Figure scripts:
——

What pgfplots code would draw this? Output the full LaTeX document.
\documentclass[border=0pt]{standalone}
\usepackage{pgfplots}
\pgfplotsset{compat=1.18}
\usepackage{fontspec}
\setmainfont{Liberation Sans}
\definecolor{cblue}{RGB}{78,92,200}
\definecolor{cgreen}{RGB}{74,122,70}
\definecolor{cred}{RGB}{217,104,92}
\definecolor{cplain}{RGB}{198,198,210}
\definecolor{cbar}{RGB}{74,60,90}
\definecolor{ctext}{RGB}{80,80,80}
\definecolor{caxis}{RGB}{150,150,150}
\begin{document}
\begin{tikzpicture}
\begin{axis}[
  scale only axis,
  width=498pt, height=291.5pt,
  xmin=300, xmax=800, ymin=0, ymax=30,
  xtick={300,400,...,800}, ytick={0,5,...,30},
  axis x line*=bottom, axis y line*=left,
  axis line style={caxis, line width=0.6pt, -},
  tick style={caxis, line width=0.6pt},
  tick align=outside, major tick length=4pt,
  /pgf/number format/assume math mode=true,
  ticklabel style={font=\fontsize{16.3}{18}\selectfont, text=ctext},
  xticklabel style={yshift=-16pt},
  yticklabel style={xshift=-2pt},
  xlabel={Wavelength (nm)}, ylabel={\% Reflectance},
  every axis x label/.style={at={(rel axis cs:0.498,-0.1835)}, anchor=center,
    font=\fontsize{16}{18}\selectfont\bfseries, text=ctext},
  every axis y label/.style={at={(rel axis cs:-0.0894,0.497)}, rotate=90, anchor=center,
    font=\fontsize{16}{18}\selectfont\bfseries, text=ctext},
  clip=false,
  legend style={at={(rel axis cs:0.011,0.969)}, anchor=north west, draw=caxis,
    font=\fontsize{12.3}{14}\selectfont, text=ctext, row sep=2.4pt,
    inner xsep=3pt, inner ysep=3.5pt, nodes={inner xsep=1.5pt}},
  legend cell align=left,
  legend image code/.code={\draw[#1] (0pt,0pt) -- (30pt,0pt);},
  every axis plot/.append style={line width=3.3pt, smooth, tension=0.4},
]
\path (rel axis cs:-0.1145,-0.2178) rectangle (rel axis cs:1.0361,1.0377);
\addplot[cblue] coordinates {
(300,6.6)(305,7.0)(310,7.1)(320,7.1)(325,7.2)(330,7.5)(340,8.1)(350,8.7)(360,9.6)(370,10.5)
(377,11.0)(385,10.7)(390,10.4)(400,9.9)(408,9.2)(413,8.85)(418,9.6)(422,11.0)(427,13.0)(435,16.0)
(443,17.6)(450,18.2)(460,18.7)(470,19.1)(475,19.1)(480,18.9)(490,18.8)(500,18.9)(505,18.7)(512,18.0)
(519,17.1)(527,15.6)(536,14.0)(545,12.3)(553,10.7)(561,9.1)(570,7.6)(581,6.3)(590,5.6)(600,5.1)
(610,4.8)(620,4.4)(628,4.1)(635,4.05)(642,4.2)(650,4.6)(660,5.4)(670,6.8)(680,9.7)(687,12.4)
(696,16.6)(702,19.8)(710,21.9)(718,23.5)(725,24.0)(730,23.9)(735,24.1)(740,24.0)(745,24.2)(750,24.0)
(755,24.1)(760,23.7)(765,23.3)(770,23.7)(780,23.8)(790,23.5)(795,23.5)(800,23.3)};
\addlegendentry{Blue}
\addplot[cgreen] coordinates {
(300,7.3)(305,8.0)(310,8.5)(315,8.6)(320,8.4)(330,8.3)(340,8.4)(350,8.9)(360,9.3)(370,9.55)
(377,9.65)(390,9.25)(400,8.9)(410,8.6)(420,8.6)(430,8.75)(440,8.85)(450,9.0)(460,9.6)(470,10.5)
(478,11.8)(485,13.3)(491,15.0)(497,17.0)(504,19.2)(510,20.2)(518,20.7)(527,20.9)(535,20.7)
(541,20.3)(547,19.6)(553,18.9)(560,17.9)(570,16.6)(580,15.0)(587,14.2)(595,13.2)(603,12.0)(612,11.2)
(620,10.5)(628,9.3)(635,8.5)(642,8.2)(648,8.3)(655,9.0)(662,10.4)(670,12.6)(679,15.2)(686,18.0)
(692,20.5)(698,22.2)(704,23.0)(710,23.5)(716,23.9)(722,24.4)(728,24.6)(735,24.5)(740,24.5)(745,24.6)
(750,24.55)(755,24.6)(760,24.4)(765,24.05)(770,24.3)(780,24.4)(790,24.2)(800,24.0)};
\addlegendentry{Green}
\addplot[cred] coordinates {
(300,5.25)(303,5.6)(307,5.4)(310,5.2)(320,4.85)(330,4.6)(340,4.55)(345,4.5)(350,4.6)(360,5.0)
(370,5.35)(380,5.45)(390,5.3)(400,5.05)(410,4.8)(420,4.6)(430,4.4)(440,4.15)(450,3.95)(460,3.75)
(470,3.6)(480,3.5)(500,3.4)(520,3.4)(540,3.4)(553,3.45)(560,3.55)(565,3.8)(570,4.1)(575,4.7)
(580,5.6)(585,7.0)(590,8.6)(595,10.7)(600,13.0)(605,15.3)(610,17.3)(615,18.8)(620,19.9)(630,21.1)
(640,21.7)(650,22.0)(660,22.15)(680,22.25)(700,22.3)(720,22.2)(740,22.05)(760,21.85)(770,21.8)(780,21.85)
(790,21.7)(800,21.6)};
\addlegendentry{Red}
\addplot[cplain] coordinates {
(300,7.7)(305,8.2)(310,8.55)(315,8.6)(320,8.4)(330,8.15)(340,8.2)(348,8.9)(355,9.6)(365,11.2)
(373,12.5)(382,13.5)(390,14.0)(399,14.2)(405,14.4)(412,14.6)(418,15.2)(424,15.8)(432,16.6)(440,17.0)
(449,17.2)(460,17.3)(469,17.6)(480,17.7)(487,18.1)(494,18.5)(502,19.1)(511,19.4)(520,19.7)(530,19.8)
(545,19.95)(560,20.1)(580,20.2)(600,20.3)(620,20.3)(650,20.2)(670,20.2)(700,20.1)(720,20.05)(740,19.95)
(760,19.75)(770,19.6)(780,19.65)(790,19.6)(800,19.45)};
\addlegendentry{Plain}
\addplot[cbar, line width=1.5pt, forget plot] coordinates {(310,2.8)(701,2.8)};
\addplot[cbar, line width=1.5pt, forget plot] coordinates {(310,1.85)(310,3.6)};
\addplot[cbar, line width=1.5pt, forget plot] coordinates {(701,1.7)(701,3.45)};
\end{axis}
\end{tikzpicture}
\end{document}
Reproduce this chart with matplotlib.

——

* What you need to do
Extract all of the data above and output it character for character.

* The reply
What pgfplots code would draw this? Output the full LaTeX document.
\documentclass[border=0pt]{standalone}
\usepackage{pgfplots}
\pgfplotsset{compat=1.18}
\usepackage{fontspec}
\setmainfont{Liberation Sans}
\definecolor{cblue}{RGB}{78,92,200}
\definecolor{cgreen}{RGB}{74,122,70}
\definecolor{cred}{RGB}{217,104,92}
\definecolor{cplain}{RGB}{198,198,210}
\definecolor{cbar}{RGB}{74,60,90}
\definecolor{ctext}{RGB}{80,80,80}
\definecolor{caxis}{RGB}{150,150,150}
\begin{document}
\begin{tikzpicture}
\begin{axis}[
  scale only axis,
  width=498pt, height=291.5pt,
  xmin=300, xmax=800, ymin=0, ymax=30,
  xtick={300,400,...,800}, ytick={0,5,...,30},
  axis x line*=bottom, axis y line*=left,
  axis line style={caxis, line width=0.6pt, -},
  tick style={caxis, line width=0.6pt},
  tick align=outside, major tick length=4pt,
  /pgf/number format/assume math mode=true,
  ticklabel style={font=\fontsize{16.3}{18}\selectfont, text=ctext},
  xticklabel style={yshift=-16pt},
  yticklabel style={xshift=-2pt},
  xlabel={Wavelength (nm)}, ylabel={\% Reflectance},
  every axis x label/.style={at={(rel axis cs:0.498,-0.1835)}, anchor=center,
    font=\fontsize{16}{18}\selectfont\bfseries, text=ctext},
  every axis y label/.style={at={(rel axis cs:-0.0894,0.497)}, rotate=90, anchor=center,
    font=\fontsize{16}{18}\selectfont\bfseries, text=ctext},
  clip=false,
  legend style={at={(rel axis cs:0.011,0.969)}, anchor=north west, draw=caxis,
    font=\fontsize{12.3}{14}\selectfont, text=ctext, row sep=2.4pt,
    inner xsep=3pt, inner ysep=3.5pt, nodes={inner xsep=1.5pt}},
  legend cell align=left,
  legend image code/.code={\draw[#1] (0pt,0pt) -- (30pt,0pt);},
  every axis plot/.append style={line width=3.3pt, smooth, tension=0.4},
]
\path (rel axis cs:-0.1145,-0.2178) rectangle (rel axis cs:1.0361,1.0377);
\addplot[cblue] coordinates {
(300,6.6)(305,7.0)(310,7.1)(320,7.1)(325,7.2)(330,7.5)(340,8.1)(350,8.7)(360,9.6)(370,10.5)
(377,11.0)(385,10.7)(390,10.4)(400,9.9)(408,9.2)(413,8.85)(418,9.6)(422,11.0)(427,13.0)(435,16.0)
(443,17.6)(450,18.2)(460,18.7)(470,19.1)(475,19.1)(480,18.9)(490,18.8)(500,18.9)(505,18.7)(512,18.0)
(519,17.1)(527,15.6)(536,14.0)(545,12.3)(553,10.7)(561,9.1)(570,7.6)(581,6.3)(590,5.6)(600,5.1)
(610,4.8)(620,4.4)(628,4.1)(635,4.05)(642,4.2)(650,4.6)(660,5.4)(670,6.8)(680,9.7)(687,12.4)
(696,16.6)(702,19.8)(710,21.9)(718,23.5)(725,24.0)(730,23.9)(735,24.1)(740,24.0)(745,24.2)(750,24.0)
(755,24.1)(760,23.7)(765,23.3)(770,23.7)(780,23.8)(790,23.5)(795,23.5)(800,23.3)};
\addlegendentry{Blue}
\addplot[cgreen] coordinates {
(300,7.3)(305,8.0)(310,8.5)(315,8.6)(320,8.4)(330,8.3)(340,8.4)(350,8.9)(360,9.3)(370,9.55)
(377,9.65)(390,9.25)(400,8.9)(410,8.6)(420,8.6)(430,8.75)(440,8.85)(450,9.0)(460,9.6)(470,10.5)
(478,11.8)(485,13.3)(491,15.0)(497,17.0)(504,19.2)(510,20.2)(518,20.7)(527,20.9)(535,20.7)
(541,20.3)(547,19.6)(553,18.9)(560,17.9)(570,16.6)(580,15.0)(587,14.2)(595,13.2)(603,12.0)(612,11.2)
(620,10.5)(628,9.3)(635,8.5)(642,8.2)(648,8.3)(655,9.0)(662,10.4)(670,12.6)(679,15.2)(686,18.0)
(692,20.5)(698,22.2)(704,23.0)(710,23.5)(716,23.9)(722,24.4)(728,24.6)(735,24.5)(740,24.5)(745,24.6)
(750,24.55)(755,24.6)(760,24.4)(765,24.05)(770,24.3)(780,24.4)(790,24.2)(800,24.0)};
\addlegendentry{Green}
\addplot[cred] coordinates {
(300,5.25)(303,5.6)(307,5.4)(310,5.2)(320,4.85)(330,4.6)(340,4.55)(345,4.5)(350,4.6)(360,5.0)
(370,5.35)(380,5.45)(390,5.3)(400,5.05)(410,4.8)(420,4.6)(430,4.4)(440,4.15)(450,3.95)(460,3.75)
(470,3.6)(480,3.5)(500,3.4)(520,3.4)(540,3.4)(553,3.45)(560,3.55)(565,3.8)(570,4.1)(575,4.7)
(580,5.6)(585,7.0)(590,8.6)(595,10.7)(600,13.0)(605,15.3)(610,17.3)(615,18.8)(620,19.9)(630,21.1)
(640,21.7)(650,22.0)(660,22.15)(680,22.25)(700,22.3)(720,22.2)(740,22.05)(760,21.85)(770,21.8)(780,21.85)
(790,21.7)(800,21.6)};
\addlegendentry{Red}
\addplot[cplain] coordinates {
(300,7.7)(305,8.2)(310,8.55)(315,8.6)(320,8.4)(330,8.15)(340,8.2)(348,8.9)(355,9.6)(365,11.2)
(373,12.5)(382,13.5)(390,14.0)(399,14.2)(405,14.4)(412,14.6)(418,15.2)(424,15.8)(432,16.6)(440,17.0)
(449,17.2)(460,17.3)(469,17.6)(480,17.7)(487,18.1)(494,18.5)(502,19.1)(511,19.4)(520,19.7)(530,19.8)
(545,19.95)(560,20.1)(580,20.2)(600,20.3)(620,20.3)(650,20.2)(670,20.2)(700,20.1)(720,20.05)(740,19.95)
(760,19.75)(770,19.6)(780,19.65)(790,19.6)(800,19.45)};
\addlegendentry{Plain}
\addplot[cbar, line width=1.5pt, forget plot] coordinates {(310,2.8)(701,2.8)};
\addplot[cbar, line width=1.5pt, forget plot] coordinates {(310,1.85)(310,3.6)};
\addplot[cbar, line width=1.5pt, forget plot] coordinates {(701,1.7)(701,3.45)};
\end{axis}
\end{tikzpicture}
\end{document}
Reproduce this chart with matplotlib.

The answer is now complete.